Lunes, Abril 07, 2008

‘Communal action’ vs oil firms urged

BY DENNIS GADIL

SENATORS yesterday said a new form of "communal action" should be directed against big oil players whose appetite for profits has gone unabated despite the looming food shortage and other economic difficulties faced by ordinary Filipinos.

Sen. Benigno Aquino III said his initial curiosity has now morphed into outrage as oil companies continue to jack up their prices amid a strong peso and the recent 1 percentage point reduction in oil tariff.

"Did they not benefit from the same? With constant prices, it would have taken less pesos or dollars to buy (petroleum)," he said.

The 50-centavo increase this weekend is the sixth since January, bringing the total amount of price increment to P3 per liter.

Prices of premium and unleaded gasoline now range from P44.17 to P48.65 a liter, diesel from P36.01 to P41 a liter and kerosene P41.30 to P46.80 per liter.

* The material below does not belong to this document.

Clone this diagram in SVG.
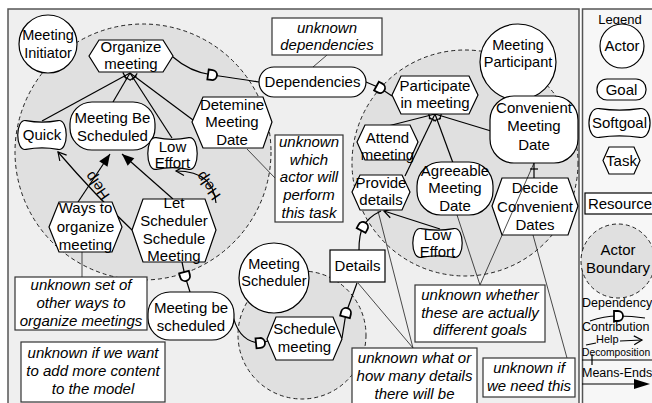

Malacañang has rejected proposals to suspend the implementation of the 12 percent value added tax on oil products, saying it would result in a P60 billion revenue loss and lower credit ratings. Last January, it effected a 1 percentage point reduction (to 2 percent from 3 percent) on the tariff on oil as an alternative to calls for suspending the VAT on oil or amending the Oil Deregulation law.

Aquino said the continued appreciation of the peso against the dollar should have an offsetting effect in the upward movement in world oil prices. The peso has been hovering at the P41.755 level against the dollar since last week.

"I’m curious if the upward movements are matched by equivalent price reductions when world prices go down," he said.

He also said there is no moral justification to increasing pump prices the very minute world crude prices go up and while the people are suffering.

He said there should be a form of "people power" against corporations like giant oil firms.

Sen. Francis Escudero, Senate ways and means chair, said the greed of the oil companies is the best argument for removing the VAT on oil and amending the Oil Deregulation Law.

VAT SUSPENSION PUSHED

Sen. Manuel Roxas II has been proposing the suspension of VAT on oil products for at least six months to give reprieve to oil-dependent sectors, which will spill over to consumers in the form of lowered prices of basis commodities. Roxas has filed a bill seeking to suspend the VAT on oil but has failed to get enough support from his colleagues.

Roxas said the almost weekly increase in oil prices would be averted if the 12 percent VAT on oil, the cost of which is added to the pump price, is lifted temporarily.

He said the VAT suspension would automatically redound to a P4 reduction in pump prices of gasoline and diesel.

Senate President Manuel Villar said the people are starting to feel the pinch of soaring oil prices.

"Nakaka-upset talaga. Hindi na biro ang pataas na pataas na presyo ng gasolina," he said.

"Baka dito kailangan natin ng communal action," he added, referring to the earlier call of the Catholic Bishops Conference of the Philippines against corruption in government.

Villar pressed anew for the opening of books of giant oil companies to check if their previous and latest price increases were justified.

He said he now more than ever supports revisiting the Oil Deregulation Law to clearly define the power of government to enforce the opening up of books of oil firms.

Villar has said oil companies should be charging consumers the "net" of increase in cost of oil per barrel in the world as against the current dollar exchange rate.

TRANSPORT STRIKE

The militant drivers group Pagkakaisa ng mga Samahan ng Tsuper at Operator Nationwide (Piston) said it would soon stage a nationwide transport strike in protest of the unabated oil price increases, especially of diesel.

The protest action will push for a moratorium on increases, repeal of the Oil Deregulation Law, lifting of the 12 percent VAT on oil, and the "re-nationalization" of Petron Corporation, said George San Mateo, Piston secretary general.

He said the latest price hike further pushed down drivers’ income to almost P125 from P225 per a day after driving for 12 to 14 hours.

He said the cause of the increases is the "greed" of the oil firms and President Arroyo’s "connivance" with the oil cartel.

San Mateo also said Piston is opposed to the provisional 50-centavo increase being sought by transport groups under the "Malacañang-directed 1-UTAK party list group."

"Under a situation of continuing oil price hikes, a fare hike will not help the driver for this will only aggravate more the rapid reduction of passenger volume due to high cost of fares," he said.